Friends, Chinese ink paintings, Turing and Listening Post
Last week I took the opportunity of my last non-working Thursday for a while to catch up with some lovely friends in London and in between meeting them (one for lunch, one for dinner) I visited a few exhibitions. One at the British Museum and a few at the Science Museum, neither were really pre-planned, over my time off I'd visited everything I'd identified that I really wanted to see, so this was a much more free-form day.
The British Museum has a Chinese Ink paintings exhibition on at the moment, and I spent quite a bit of time being mesmerised by the detail and enormity of the Liu Dan work. Especially the dictionary (which is 81 " x 120"), which I thought was incredible. Well worth a look if you like this kind of thing.
I then moved on to the Science Museum with no real plan in mind just the realisation that during my couple of months off I'd visited both the Natural History Museum and the V&A and so it seemed only fair to drop by the Science Museum too. On arrival I realised that the Codebreaker - Alan Turing's life and legacy exhibition had just opened. So I took a look around. It's not a big exhibition, and took probably 45 minutes to wander around and read the information but it is well put together. I was rather taken with the Cybernetic tortoise and hutch, and the showing of this video clip (I love the ending) to go with it. If you're in London with an hour to kill between now and the end of July, I'd stop by and take a look.
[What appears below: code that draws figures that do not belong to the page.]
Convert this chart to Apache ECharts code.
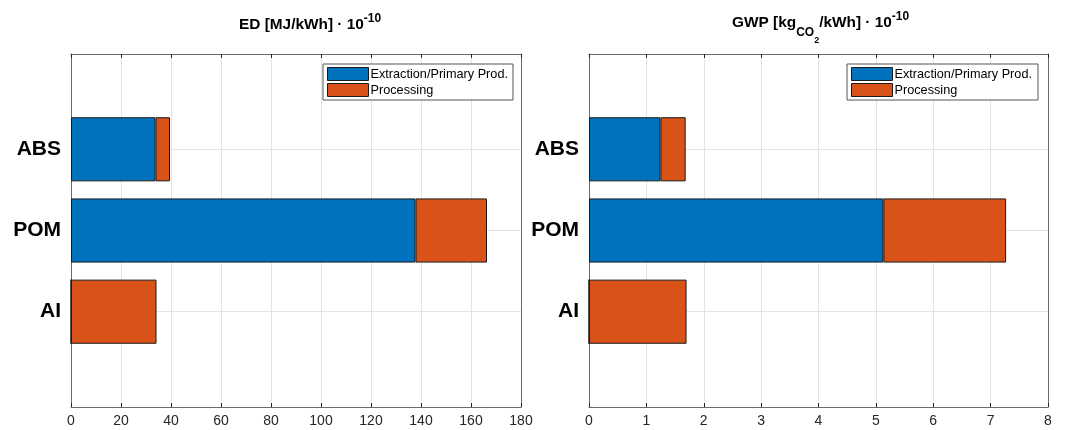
<!DOCTYPE html>
<html>
<head>
<meta charset="utf-8">
<script src="https://cdn.jsdelivr.net/npm/echarts@6/dist/echarts.min.js"></script>
<style>html,body{margin:0;padding:0;background:#fff;}#c{width:1067px;height:430px;}</style>
</head>
<body>
<div id="c"></div>
<script>
const categories = ['AI', 'POM', 'ABS'];
const seriesNames = ['Extraction/Primary Prod.', 'Processing'];
const edExtraction = [0, 137.8, 33.8];
const edProcessing = [34.2, 28.6, 5.8];
const gwpExtraction = [0, 5.13, 1.245];
const gwpProcessing = [1.70, 2.14, 0.44];
const edTicks = { min: 0, max: 180, interval: 20 };
const gwpTicks = { min: 0, max: 8, interval: 1 };

const FONT = 'Liberation Sans';
const BLUE = '#0072BD', ORANGE = '#D95319';
const AXC = '#262626', BOXC = '#6b6b6b', GRIDC = '#e3e3e3';

const chart = echarts.init(document.getElementById('c'), null, { renderer: 'canvas' });

const panels = [
  { left: 71, width: 450, ticks: edTicks, ext: edExtraction, proc: edProcessing, legendLeft: 323, legendPadR: 5 },
  { left: 589, width: 459, ticks: gwpTicks, ext: gwpExtraction, proc: gwpProcessing, legendLeft: 847, legendPadR: 6 }
];
const OUT_TOP = 54, OUT_H = 353;
const IN_TOP = 108.7, IN_H = 243.6;

const grid = [], xAxis = [], yAxis = [], series = [];
panels.forEach((p, i) => {
  grid.push({ left: p.left, width: p.width, top: OUT_TOP, height: OUT_H, containLabel: false });
  grid.push({ left: p.left, width: p.width, top: IN_TOP, height: IN_H, containLabel: false });
  const og = 2 * i, ig = 2 * i + 1;
  xAxis.push({ type: 'value', gridIndex: og, position: 'bottom', min: p.ticks.min, max: p.ticks.max, interval: p.ticks.interval,
    axisLine: { show: true, lineStyle: { color: BOXC, width: 1 } },
    axisTick: { show: true, inside: true, length: 4, lineStyle: { color: AXC } },
    axisLabel: { show: true, margin: 7, color: AXC, fontFamily: FONT, fontSize: 14 },
    splitLine: { show: true, lineStyle: { color: GRIDC, width: 1 } } });
  xAxis.push({ type: 'value', gridIndex: og, position: 'top', min: p.ticks.min, max: p.ticks.max, interval: p.ticks.interval,
    axisLine: { show: true, onZero: false, lineStyle: { color: BOXC, width: 1 } },
    axisTick: { show: true, inside: true, length: 4, lineStyle: { color: AXC } },
    axisLabel: { show: false }, splitLine: { show: false } });
  xAxis.push({ type: 'value', gridIndex: ig, min: p.ticks.min, max: p.ticks.max, interval: p.ticks.interval,
    show: false });
  yAxis.push({ type: 'value', gridIndex: og, position: 'left', min: 0, max: 1,
    axisLine: { show: true, onZero: false, lineStyle: { color: BOXC, width: 1 } },
    axisTick: { show: false }, axisLabel: { show: false }, splitLine: { show: false } });
  yAxis.push({ type: 'value', gridIndex: og, position: 'right', min: 0, max: 1,
    axisLine: { show: true, onZero: false, lineStyle: { color: BOXC, width: 1 } },
    axisTick: { show: false }, axisLabel: { show: false }, splitLine: { show: false } });
  yAxis.push({ type: 'category', gridIndex: ig, position: 'left', data: categories,
    axisLine: { show: false },
    axisTick: { show: true, inside: true, alignWithLabel: true, length: 4, lineStyle: { color: AXC } },
    axisLabel: { show: true, margin: 10, color: '#000', fontFamily: FONT, fontSize: 21, fontWeight: 'bold' },
    splitLine: { show: false } });
  yAxis.push({ type: 'category', gridIndex: ig, position: 'right', data: categories,
    axisLine: { show: false },
    axisTick: { show: true, inside: true, alignWithLabel: true, length: 4, lineStyle: { color: AXC } },
    axisLabel: { show: false }, splitLine: { show: false } });

  const xi = 3 * i + 2, yi = 4 * i + 2;
  series.push({ type: 'line', xAxisIndex: xi, yAxisIndex: yi, data: [], z: 1, silent: true,
    markLine: { silent: true, z: 1, symbol: 'none', label: { show: false }, animation: false,
      lineStyle: { color: GRIDC, width: 1, type: 'solid' },
      data: categories.map(c => ({ yAxis: c })) } });
  series.push({ type: 'bar', name: seriesNames[0], stack: 'p' + i, xAxisIndex: xi, yAxisIndex: yi,
    data: p.ext, barWidth: '79%', z: 10,
    itemStyle: { color: BLUE, borderColor: '#1a1a1a', borderWidth: 1 } });
  series.push({ type: 'bar', name: seriesNames[1], stack: 'p' + i, xAxisIndex: xi, yAxisIndex: yi,
    data: p.proc, barWidth: '79%', z: 10,
    itemStyle: { color: ORANGE, borderColor: '#1a1a1a', borderWidth: 1 } });
});

const legend = panels.map(p => ({
  data: seriesNames, orient: 'vertical', left: p.legendLeft, top: 64,
  padding: [3, p.legendPadR, 3, 4], itemGap: 2, itemWidth: 41, itemHeight: 13,
  backgroundColor: '#fff', borderColor: '#555', borderWidth: 1, borderRadius: 0,
  icon: 'rect', selectedMode: false, z: 20,
  itemStyle: { borderColor: '#1a1a1a', borderWidth: 1 },
  textStyle: { fontFamily: FONT, fontSize: 12.7, color: '#000', padding: [0, 0, 0, -3] }
}));

const richBase = { fontFamily: FONT, fontWeight: 'bold', color: '#000' };
const title = [
  { text: '{m|ED [MJ/kWh] · 10}{s|-10}', left: 239, top: 13, padding: 0,
    textStyle: { rich: {
      m: Object.assign({ fontSize: 15.4, lineHeight: 24, verticalAlign: 'middle' }, richBase),
      s: Object.assign({ fontSize: 12, lineHeight: 10, verticalAlign: 'top', padding: [0, 0, 0, 0] }, richBase) } } },
  { text: '{m|GWP [kg}{c|CO}{t|2}{m|/kWh] · 10}{s|-10}', left: 732, top: 11, padding: 0,
    textStyle: { rich: {
      m: Object.assign({ fontSize: 15.4, lineHeight: 24, verticalAlign: 'middle' }, richBase),
      c: Object.assign({ fontSize: 12, lineHeight: 10, verticalAlign: 'top', padding: [16, 0, 0, 0] }, richBase),
      t: Object.assign({ fontSize: 9, lineHeight: 10, verticalAlign: 'top', padding: [25, 0, 0, 0] }, richBase),
      s: Object.assign({ fontSize: 12, lineHeight: 10, verticalAlign: 'top', padding: [0, 0, 0, 0] }, richBase) } } }
];

chart.setOption({ animation: false, backgroundColor: '#fff', title, legend, grid, xAxis, yAxis, series });
</script>
</body>
</html>
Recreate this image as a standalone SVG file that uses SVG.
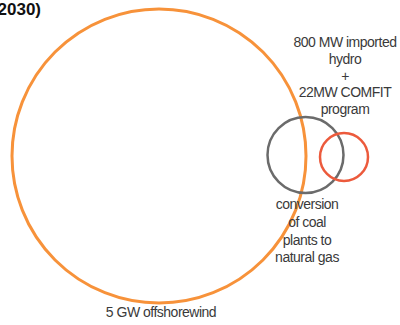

Whilst in the Science Museum I took a wander around as it has been many, many years since my last visit, and found Listening Post which I enjoyed spending some time watching and listening to, although I think I would have preferred it without the computer-synthesised voice element as it distracted me from reading the conversations. Having discussed it with a friend later, I think the level of enjoyment is related to the content being generated and displayed as if there aren't any interesting conversations happening within the sampled chat rooms then the content isn't going to be interesting. The conversation that caught my attention most was an oh so British conversation about class, and a discussion going on about whether Upper Middle Class and Lower Middle Class were valid classes or not.
So all in all, another enjoyable day with some interesting exhibitions to visit. But the highlights of this day for me were spending some of my last non-working time with friends - catching up in real life with real people, not just relying on emails, text messages or tweets but actual face to face conversations. This is something I've come to appreciate more and more recently.